_Data provided_.
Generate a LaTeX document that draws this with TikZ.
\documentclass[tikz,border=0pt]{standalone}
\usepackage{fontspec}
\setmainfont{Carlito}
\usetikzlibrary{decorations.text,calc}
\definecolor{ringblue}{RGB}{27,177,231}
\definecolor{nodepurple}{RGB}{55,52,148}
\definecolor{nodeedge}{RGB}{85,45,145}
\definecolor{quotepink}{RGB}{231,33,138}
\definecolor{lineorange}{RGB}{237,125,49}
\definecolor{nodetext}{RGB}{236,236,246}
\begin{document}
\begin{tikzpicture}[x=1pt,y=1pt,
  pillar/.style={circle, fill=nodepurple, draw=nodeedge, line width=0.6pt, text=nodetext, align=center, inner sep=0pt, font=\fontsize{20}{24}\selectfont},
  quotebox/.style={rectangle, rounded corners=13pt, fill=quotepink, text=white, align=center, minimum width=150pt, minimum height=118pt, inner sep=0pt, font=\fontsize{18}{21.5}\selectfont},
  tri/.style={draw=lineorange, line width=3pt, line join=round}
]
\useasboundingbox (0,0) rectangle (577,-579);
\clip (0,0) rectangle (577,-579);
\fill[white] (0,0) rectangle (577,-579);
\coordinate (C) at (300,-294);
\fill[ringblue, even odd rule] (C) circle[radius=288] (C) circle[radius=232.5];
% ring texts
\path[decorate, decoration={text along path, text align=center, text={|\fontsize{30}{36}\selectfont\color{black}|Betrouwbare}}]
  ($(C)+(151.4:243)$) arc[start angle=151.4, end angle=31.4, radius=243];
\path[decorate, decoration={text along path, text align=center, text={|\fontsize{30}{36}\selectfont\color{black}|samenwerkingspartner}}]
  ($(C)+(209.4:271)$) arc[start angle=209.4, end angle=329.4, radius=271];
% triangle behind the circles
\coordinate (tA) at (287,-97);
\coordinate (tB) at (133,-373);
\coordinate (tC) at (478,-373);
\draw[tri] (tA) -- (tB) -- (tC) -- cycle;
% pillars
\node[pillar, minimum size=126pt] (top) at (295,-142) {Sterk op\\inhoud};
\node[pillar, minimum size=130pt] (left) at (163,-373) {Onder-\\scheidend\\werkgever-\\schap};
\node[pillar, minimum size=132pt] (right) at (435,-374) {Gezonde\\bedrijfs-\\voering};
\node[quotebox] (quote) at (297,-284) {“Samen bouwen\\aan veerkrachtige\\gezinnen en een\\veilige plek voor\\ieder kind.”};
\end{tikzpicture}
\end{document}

_Goal_. Working from the material above, retype it in its entirety without change.

_Response_.
Generate a LaTeX document that draws this with TikZ.
\documentclass[tikz,border=0pt]{standalone}
\usepackage{fontspec}
\setmainfont{Carlito}
\usetikzlibrary{decorations.text,calc}
\definecolor{ringblue}{RGB}{27,177,231}
\definecolor{nodepurple}{RGB}{55,52,148}
\definecolor{nodeedge}{RGB}{85,45,145}
\definecolor{quotepink}{RGB}{231,33,138}
\definecolor{lineorange}{RGB}{237,125,49}
\definecolor{nodetext}{RGB}{236,236,246}
\begin{document}
\begin{tikzpicture}[x=1pt,y=1pt,
  pillar/.style={circle, fill=nodepurple, draw=nodeedge, line width=0.6pt, text=nodetext, align=center, inner sep=0pt, font=\fontsize{20}{24}\selectfont},
  quotebox/.style={rectangle, rounded corners=13pt, fill=quotepink, text=white, align=center, minimum width=150pt, minimum height=118pt, inner sep=0pt, font=\fontsize{18}{21.5}\selectfont},
  tri/.style={draw=lineorange, line width=3pt, line join=round}
]
\useasboundingbox (0,0) rectangle (577,-579);
\clip (0,0) rectangle (577,-579);
\fill[white] (0,0) rectangle (577,-579);
\coordinate (C) at (300,-294);
\fill[ringblue, even odd rule] (C) circle[radius=288] (C) circle[radius=232.5];
% ring texts
\path[decorate, decoration={text along path, text align=center, text={|\fontsize{30}{36}\selectfont\color{black}|Betrouwbare}}]
  ($(C)+(151.4:243)$) arc[start angle=151.4, end angle=31.4, radius=243];
\path[decorate, decoration={text along path, text align=center, text={|\fontsize{30}{36}\selectfont\color{black}|samenwerkingspartner}}]
  ($(C)+(209.4:271)$) arc[start angle=209.4, end angle=329.4, radius=271];
% triangle behind the circles
\coordinate (tA) at (287,-97);
\coordinate (tB) at (133,-373);
\coordinate (tC) at (478,-373);
\draw[tri] (tA) -- (tB) -- (tC) -- cycle;
% pillars
\node[pillar, minimum size=126pt] (top) at (295,-142) {Sterk op\\inhoud};
\node[pillar, minimum size=130pt] (left) at (163,-373) {Onder-\\scheidend\\werkgever-\\schap};
\node[pillar, minimum size=132pt] (right) at (435,-374) {Gezonde\\bedrijfs-\\voering};
\node[quotebox] (quote) at (297,-284) {“Samen bouwen\\aan veerkrachtige\\gezinnen en een\\veilige plek voor\\ieder kind.”};
\end{tikzpicture}
\end{document}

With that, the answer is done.